> _WHAT TO DO_
Copy the data that follows exactly. Include no pictures.
>> start MATERIAL
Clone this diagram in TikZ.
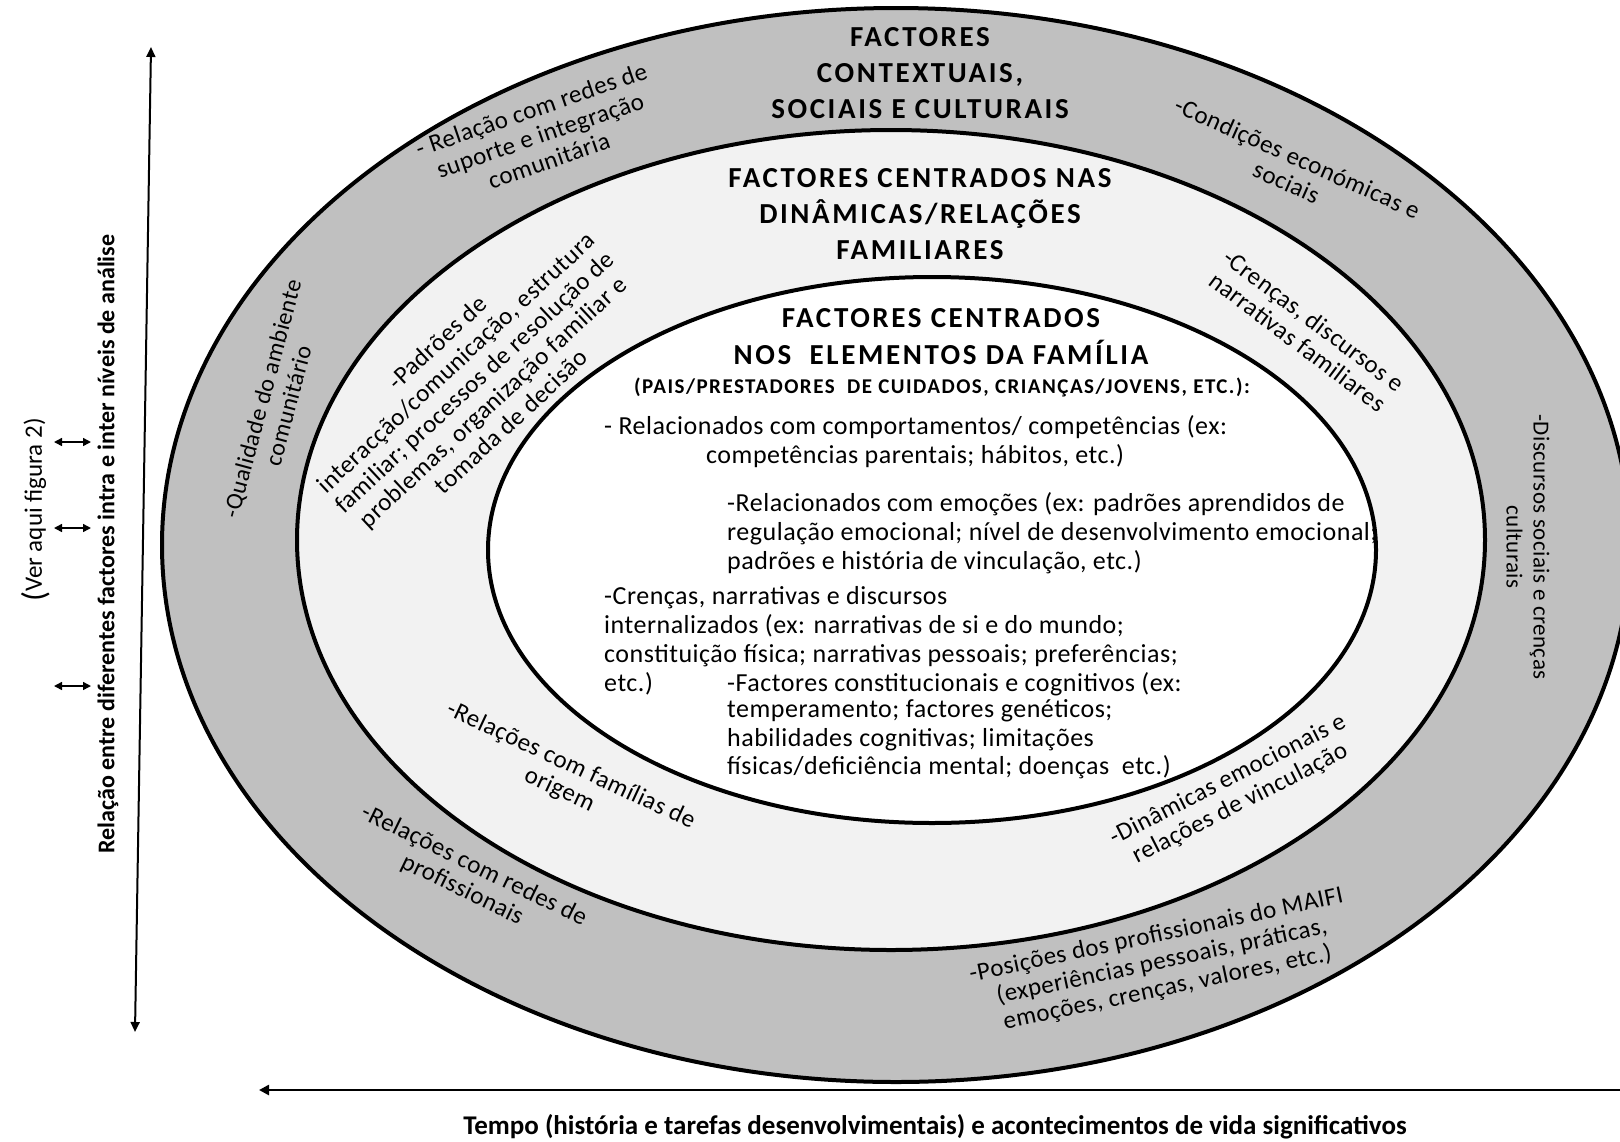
\documentclass[tikz,border=0pt]{standalone}
\usepackage{graphicx}
\usepackage{fontspec}
\setmainfont{Carlito}
\usetikzlibrary{arrows.meta}
\definecolor{ringouter}{HTML}{C0C0C0}
\definecolor{ringmiddle}{HTML}{F2F2F2}
\tikzset{
  ring/.style={draw=black, line width=4pt},
  head/.style={font=\bfseries\fontsize{29}{36}\selectfont\addfontfeatures{LetterSpace=9}, align=center, inner sep=0pt},
  subhead/.style={font=\bfseries\fontsize{21}{24}\selectfont\addfontfeatures{LetterSpace=7}, inner sep=0pt},
  body/.style={font=\fontsize{26}{29}\selectfont\addfontfeatures{LetterSpace=2}, anchor=base west, inner sep=0pt},
  bandtext/.style={font=\fontsize{25}{27}\selectfont\addfontfeatures{LetterSpace=2}, align=center, inner sep=0pt},
  axislabel/.style={font=\bfseries\fontsize{24}{26}\selectfont, inner sep=0pt},
  axisline/.style={line width=2pt, {Triangle[length=10pt,width=9pt]}-{Triangle[length=10pt,width=9pt]}},
  timeline/.style={line width=2.5pt, {Triangle[length=10pt,width=10pt]}-},
  twoway/.style={line width=1.5pt, {Triangle[length=8pt,width=8pt]}-{Triangle[length=8pt,width=8pt]}},
}
\begin{document}
\begin{tikzpicture}[x=1pt,y=-1pt]
\useasboundingbox (0,0) rectangle (1620,1141);

% three nested levels of analysis
\begin{scope}
  \clip (0,0) rectangle (1620,1141);
  \draw[ring, fill=ringouter] (896,545) ellipse [x radius=734, y radius=537];
  \draw[ring, fill=ringmiddle] (891,540) ellipse [x radius=594, y radius=410];
  \draw[ring, fill=white] (932,550) ellipse [x radius=444, y radius=273];
\end{scope}

% level titles
\node[head] (h1) at (920,73) {FACTORES\\CONTEXTUAIS,\\SOCIAIS E CULTURAIS};
\node[head] (h2) at (920,214) {FACTORES CENTRADOS NAS\\DINÂMICAS/RELAÇÕES\\FAMILIARES};
\node[head, font=\bfseries\fontsize{29}{37}\selectfont\addfontfeatures{LetterSpace=9}] (h3) at (941,337) {FACTORES CENTRADOS\\NOS\ \ ELEMENTOS DA FAMÍLIA};
\node[subhead] (h3s) at (942,387) {(PAIS/PRESTADORES\ \ DE CUIDADOS, CRIANÇAS/JOVENS, ETC.):};

% family members
\node[body] (b1) at (604,434) {- Relacionados com comportamentos/ competências (ex:};
\node[body] (b2) at (706,463) {competências parentais; hábitos, etc.)};
\node[body] (b3) at (727,511) {-Relacionados com emoções (ex: padrões aprendidos de};
\node[body] (b4) at (727,540) {regulação emocional; nível de desenvolvimento emocional;};
\node[body] (b5) at (727,569) {padrões e história de vinculação, etc.)};
\node[body] (b6) at (604,604) {-Crenças, narrativas e discursos};
\node[body] (b7) at (604,633) {internalizados (ex: narrativas de si e do mundo;};
\node[body] (b8) at (604,662) {constituição física; narrativas pessoais; preferências;};
\node[body] (b9) at (604,691) {etc.)};
\node[body] (b10) at (727,691) {-Factores constitucionais e cognitivos (ex:};
\node[body] (b11) at (727,717) {temperamento; factores genéticos;};
\node[body] (b12) at (727,746) {habilidades cognitivas; limitações};
\node[body] (b13) at (727,774) {físicas/deficiência mental; doenças\ \ etc.)};

% family dynamics band
\node[bandtext, rotate=43] (m1) at (474,382) {-Padrões de\\interacção/comunicação, estrutura\\familiar; processos de resolução de\\problemas, organização familiar e\\tomada de decisão};
\node[bandtext, rotate=-37] (m2) at (1306,331) {-Crenças, discursos e\\narrativas familiares};
\node[bandtext, rotate=-25] (m3) at (565,778) {-Relações com famílias de\\origem};
\node[bandtext, rotate=27] (m4) at (1234,792) {-Dinâmicas emocionais e\\relações de vinculação};

% contextual band
\node[bandtext, rotate=19] (o1) at (540,135) {- Relação com redes de\\suporte e integração\\comunitária};
\node[bandtext, rotate=-24] (o2) at (1292,170) {-Condições económicas e\\sociais};
\node[bandtext, font=\fontsize{23}{27}\selectfont\addfontfeatures{LetterSpace=2}, rotate=-90] (o3) at (1528,547) {-Discursos sociais e crenças\\culturais};
\node[bandtext, font=\fontsize{24}{27}\selectfont\addfontfeatures{LetterSpace=2}, rotate=75] (o4) at (275,402) {-Qualidade do ambiente\\comunitário};
\node[bandtext, rotate=-26] (o5) at (468,878) {-Relações com redes de\\profissionais};
\node[bandtext, rotate=12] (o6) at (1162,962) {-Posições dos profissionais do MAIFI\\(experiências pessoais, práticas,\\emoções, crenças, valores, etc.)};

% axes
\coordinate (vtop) at (151,47);
\coordinate (vbot) at (135,1032);
\draw[axisline] (vbot) -- (vtop);
\coordinate (tright) at (1620,1090);
\coordinate (tleft) at (259,1090);
\draw[timeline] (tleft) -- (tright);

\node[axislabel, rotate=90] (vlab) at (108,544) {Relação entre diferentes factores intra e inter níveis de análise};
\node[axislabel, font=\bfseries\fontsize{27}{29}\selectfont] (tlab) at (935,1127) {Tempo (história e tarefas desenvolvimentais) e acontecimentos de vida significativos};
\node[axislabel, font=\fontsize{25}{27}\selectfont, rotate=90] (fig) at (36,510) {\raisebox{-4pt}{\fontsize{33}{33}\selectfont(}Ver aqui figura 2)};

% links between levels
\coordinate (a1l) at (54,442); \coordinate (a1r) at (91,442);
\coordinate (a2l) at (54,528); \coordinate (a2r) at (91,528);
\coordinate (a3l) at (54,686); \coordinate (a3r) at (91,686);
\draw[twoway] (a1l) -- (a1r);
\draw[twoway] (a2l) -- (a2r);
\draw[twoway] (a3l) -- (a3r);
\end{tikzpicture}
\end{document}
>> end MATERIAL
> _COMPLETE ANSWER_
Clone this diagram in TikZ.
\documentclass[tikz,border=0pt]{standalone}
\usepackage{graphicx}
\usepackage{fontspec}
\setmainfont{Carlito}
\usetikzlibrary{arrows.meta}
\definecolor{ringouter}{HTML}{C0C0C0}
\definecolor{ringmiddle}{HTML}{F2F2F2}
\tikzset{
  ring/.style={draw=black, line width=4pt},
  head/.style={font=\bfseries\fontsize{29}{36}\selectfont\addfontfeatures{LetterSpace=9}, align=center, inner sep=0pt},
  subhead/.style={font=\bfseries\fontsize{21}{24}\selectfont\addfontfeatures{LetterSpace=7}, inner sep=0pt},
  body/.style={font=\fontsize{26}{29}\selectfont\addfontfeatures{LetterSpace=2}, anchor=base west, inner sep=0pt},
  bandtext/.style={font=\fontsize{25}{27}\selectfont\addfontfeatures{LetterSpace=2}, align=center, inner sep=0pt},
  axislabel/.style={font=\bfseries\fontsize{24}{26}\selectfont, inner sep=0pt},
  axisline/.style={line width=2pt, {Triangle[length=10pt,width=9pt]}-{Triangle[length=10pt,width=9pt]}},
  timeline/.style={line width=2.5pt, {Triangle[length=10pt,width=10pt]}-},
  twoway/.style={line width=1.5pt, {Triangle[length=8pt,width=8pt]}-{Triangle[length=8pt,width=8pt]}},
}
\begin{document}
\begin{tikzpicture}[x=1pt,y=-1pt]
\useasboundingbox (0,0) rectangle (1620,1141);

% three nested levels of analysis
\begin{scope}
  \clip (0,0) rectangle (1620,1141);
  \draw[ring, fill=ringouter] (896,545) ellipse [x radius=734, y radius=537];
  \draw[ring, fill=ringmiddle] (891,540) ellipse [x radius=594, y radius=410];
  \draw[ring, fill=white] (932,550) ellipse [x radius=444, y radius=273];
\end{scope}

% level titles
\node[head] (h1) at (920,73) {FACTORES\\CONTEXTUAIS,\\SOCIAIS E CULTURAIS};
\node[head] (h2) at (920,214) {FACTORES CENTRADOS NAS\\DINÂMICAS/RELAÇÕES\\FAMILIARES};
\node[head, font=\bfseries\fontsize{29}{37}\selectfont\addfontfeatures{LetterSpace=9}] (h3) at (941,337) {FACTORES CENTRADOS\\NOS\ \ ELEMENTOS DA FAMÍLIA};
\node[subhead] (h3s) at (942,387) {(PAIS/PRESTADORES\ \ DE CUIDADOS, CRIANÇAS/JOVENS, ETC.):};

% family members
\node[body] (b1) at (604,434) {- Relacionados com comportamentos/ competências (ex:};
\node[body] (b2) at (706,463) {competências parentais; hábitos, etc.)};
\node[body] (b3) at (727,511) {-Relacionados com emoções (ex: padrões aprendidos de};
\node[body] (b4) at (727,540) {regulação emocional; nível de desenvolvimento emocional;};
\node[body] (b5) at (727,569) {padrões e história de vinculação, etc.)};
\node[body] (b6) at (604,604) {-Crenças, narrativas e discursos};
\node[body] (b7) at (604,633) {internalizados (ex: narrativas de si e do mundo;};
\node[body] (b8) at (604,662) {constituição física; narrativas pessoais; preferências;};
\node[body] (b9) at (604,691) {etc.)};
\node[body] (b10) at (727,691) {-Factores constitucionais e cognitivos (ex:};
\node[body] (b11) at (727,717) {temperamento; factores genéticos;};
\node[body] (b12) at (727,746) {habilidades cognitivas; limitações};
\node[body] (b13) at (727,774) {físicas/deficiência mental; doenças\ \ etc.)};

% family dynamics band
\node[bandtext, rotate=43] (m1) at (474,382) {-Padrões de\\interacção/comunicação, estrutura\\familiar; processos de resolução de\\problemas, organização familiar e\\tomada de decisão};
\node[bandtext, rotate=-37] (m2) at (1306,331) {-Crenças, discursos e\\narrativas familiares};
\node[bandtext, rotate=-25] (m3) at (565,778) {-Relações com famílias de\\origem};
\node[bandtext, rotate=27] (m4) at (1234,792) {-Dinâmicas emocionais e\\relações de vinculação};

% contextual band
\node[bandtext, rotate=19] (o1) at (540,135) {- Relação com redes de\\suporte e integração\\comunitária};
\node[bandtext, rotate=-24] (o2) at (1292,170) {-Condições económicas e\\sociais};
\node[bandtext, font=\fontsize{23}{27}\selectfont\addfontfeatures{LetterSpace=2}, rotate=-90] (o3) at (1528,547) {-Discursos sociais e crenças\\culturais};
\node[bandtext, font=\fontsize{24}{27}\selectfont\addfontfeatures{LetterSpace=2}, rotate=75] (o4) at (275,402) {-Qualidade do ambiente\\comunitário};
\node[bandtext, rotate=-26] (o5) at (468,878) {-Relações com redes de\\profissionais};
\node[bandtext, rotate=12] (o6) at (1162,962) {-Posições dos profissionais do MAIFI\\(experiências pessoais, práticas,\\emoções, crenças, valores, etc.)};

% axes
\coordinate (vtop) at (151,47);
\coordinate (vbot) at (135,1032);
\draw[axisline] (vbot) -- (vtop);
\coordinate (tright) at (1620,1090);
\coordinate (tleft) at (259,1090);
\draw[timeline] (tleft) -- (tright);

\node[axislabel, rotate=90] (vlab) at (108,544) {Relação entre diferentes factores intra e inter níveis de análise};
\node[axislabel, font=\bfseries\fontsize{27}{29}\selectfont] (tlab) at (935,1127) {Tempo (história e tarefas desenvolvimentais) e acontecimentos de vida significativos};
\node[axislabel, font=\fontsize{25}{27}\selectfont, rotate=90] (fig) at (36,510) {\raisebox{-4pt}{\fontsize{33}{33}\selectfont(}Ver aqui figura 2)};

% links between levels
\coordinate (a1l) at (54,442); \coordinate (a1r) at (91,442);
\coordinate (a2l) at (54,528); \coordinate (a2r) at (91,528);
\coordinate (a3l) at (54,686); \coordinate (a3r) at (91,686);
\draw[twoway] (a1l) -- (a1r);
\draw[twoway] (a2l) -- (a2r);
\draw[twoway] (a3l) -- (a3r);
\end{tikzpicture}
\end{document}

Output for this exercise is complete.